Work instructions ▸ Look through the data for the string "matplotlib". Copy every line where it is found.

Stored data ▸
>>>

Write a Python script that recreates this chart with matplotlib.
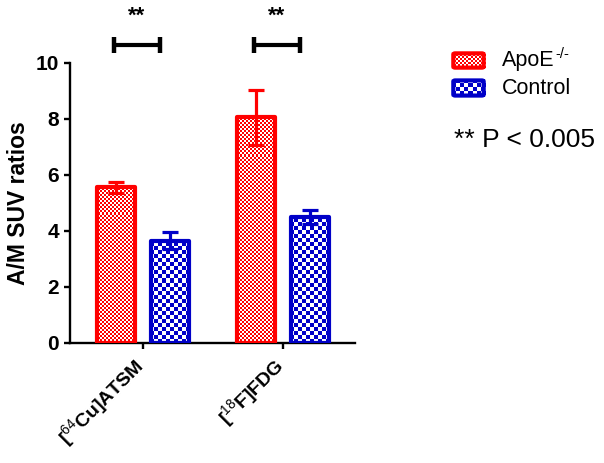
import numpy as np
import matplotlib
matplotlib.use("Agg")
import matplotlib.pyplot as plt
import matplotlib.transforms as mtransforms
from matplotlib.colors import ListedColormap
from matplotlib.patches import FancyBboxPatch

plt.rcParams['font.family'] = ['Liberation Sans', 'DejaVu Sans']
plt.rcParams['mathtext.fontset'] = 'custom'
plt.rcParams['mathtext.rm'] = 'Liberation Sans'
plt.rcParams['mathtext.bf'] = 'Liberation Sans:bold'

tracers = [r'[$^{64}$Cu]ATSM', r'[$^{18}$F]FDG']
groups = [('ApoE', '-/-'), ('Control', '')]
apoe_mean = [5.55, 8.05]
apoe_sem = [0.2, 0.97]
ctrl_mean = [3.65, 4.5]
ctrl_sem = [0.3, 0.25]
sig_text = '**'
p_note = '** P < 0.005'

red = '#FF0000'
blue = '#0000C8'

W, H = 604, 463
fig = plt.figure(figsize=(W / 100, H / 100), dpi=100)
ax_l, ax_b, ax_r, ax_t = 70, 343, 355, 62.7
ax = fig.add_axes([ax_l / W, 1 - ax_b / H, (ax_r - ax_l) / W, (ax_b - ax_t) / H])

xlim = (-0.521, 1.514)
ylim = (0, 10)
npx_w = int(ax_r - ax_l)
npx_h = int(ax_b - ax_t)


def checker(cell):
    yy, xx = np.mgrid[0:npx_h, 0:npx_w]
    return ((yy // cell + xx // cell) % 2).astype(float)


x = np.arange(len(tracers))
width = 0.27
off = 0.193

series = [(apoe_mean, apoe_sem, red, 2, -off), (ctrl_mean, ctrl_sem, blue, 4, off)]
for means, sems, col, cell, dx in series:
    bars = ax.bar(x + dx, means, width, facecolor='none', edgecolor=col,
                  linewidth=3, zorder=3)
    for b in bars:
        b.set_joinstyle('round')
        im = ax.imshow(checker(cell), extent=(*xlim, *ylim), aspect='auto',
                       cmap=ListedColormap(['white', col]), interpolation='nearest',
                       zorder=2, vmin=0, vmax=1)
        im.set_clip_path(b)
    ax.errorbar(x + dx, means, yerr=sems, fmt='none', ecolor=col,
                elinewidth=2.3, capsize=6, capthick=2.3, zorder=4)

ax.set_xlim(*xlim)
ax.set_ylim(*ylim)

# significance brackets
for xi in x:
    c = xi - 0.045
    ax.plot([c - 0.165, c + 0.165], [10.63, 10.63], color='black', lw=3,
            clip_on=False, solid_capstyle='butt')
    for e in (c - 0.165, c + 0.165):
        ax.plot([e, e], [10.35, 10.91], color='black', lw=3.2, clip_on=False,
                solid_capstyle='butt')
    ax.text(c, 11.65, sig_text, ha='center', va='center', fontsize=16,
            fontweight='bold', clip_on=False)

for s in ('top', 'right'):
    ax.spines[s].set_visible(False)
for s in ('left', 'bottom'):
    ax.spines[s].set_linewidth(1.7)
ax.tick_params(width=1.7, length=4.5)
ax.tick_params(axis='y', labelsize=15)
ax.tick_params(axis='x', labelsize=14)
ax.set_yticks([0, 2, 4, 6, 8, 10])
ax.set_xticks(x)
ax.set_xticklabels(tracers, rotation=45, ha='right', fontweight='bold')
shift = mtransforms.ScaledTranslation(7 / 100, 0, fig.dpi_scale_trans)
for lab in ax.get_xticklabels():
    lab.set_transform(lab.get_transform() + shift)
for lab in ax.get_yticklabels():
    lab.set_fontweight('bold')
ax.set_ylabel('A/M SUV ratios', fontsize=16.5, fontweight='bold', labelpad=4)

# legend
renderer = fig.canvas.get_renderer()
sw = [(52, 69, red, 2), (79, 97, blue, 4)]
for (y0, y1, col, cell), (name, sup) in zip(sw, groups):
    sax = fig.add_axes([452 / W, 1 - y1 / H, 33 / W, (y1 - y0) / H])
    sax.set_axis_off()
    yy, xx = np.mgrid[0:int(y1 - y0), 0:33]
    sax.imshow(((yy // cell + xx // cell) % 2).astype(float), aspect='auto',
               cmap=ListedColormap(['white', col]), interpolation='nearest',
               extent=(0, 1, 0, 1), vmin=0, vmax=1)
    sax.set_xlim(0, 1)
    sax.set_ylim(0, 1)
    sax.add_patch(FancyBboxPatch((0.04, 0.08), 0.92, 0.84,
                                 boxstyle='round,pad=0,rounding_size=0.06',
                                 facecolor='none', edgecolor=col, lw=3,
                                 transform=sax.transAxes, clip_on=False))
    t = fig.text(502 / W, 1 - (y0 + y1) / 2 / H, name, fontsize=15.5,
                 ha='left', va='center')
    if sup:
        bb = t.get_window_extent(renderer)
        fig.text((bb.x1 + 1) / W, (bb.y1 + 3) / H, sup, fontsize=10.5,
                 ha='left', va='top')

fig.text(454 / W, 1 - 140 / H, p_note, fontsize=19, ha='left', va='center')

fig.savefig('out.png', dpi=100)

<<<

Output ▸
Write a Python script that recreates this chart with matplotlib.
import matplotlib
matplotlib.use("Agg")
import matplotlib.pyplot as plt
import matplotlib.transforms as mtransforms
from matplotlib.colors import ListedColormap
from matplotlib.patches import FancyBboxPatch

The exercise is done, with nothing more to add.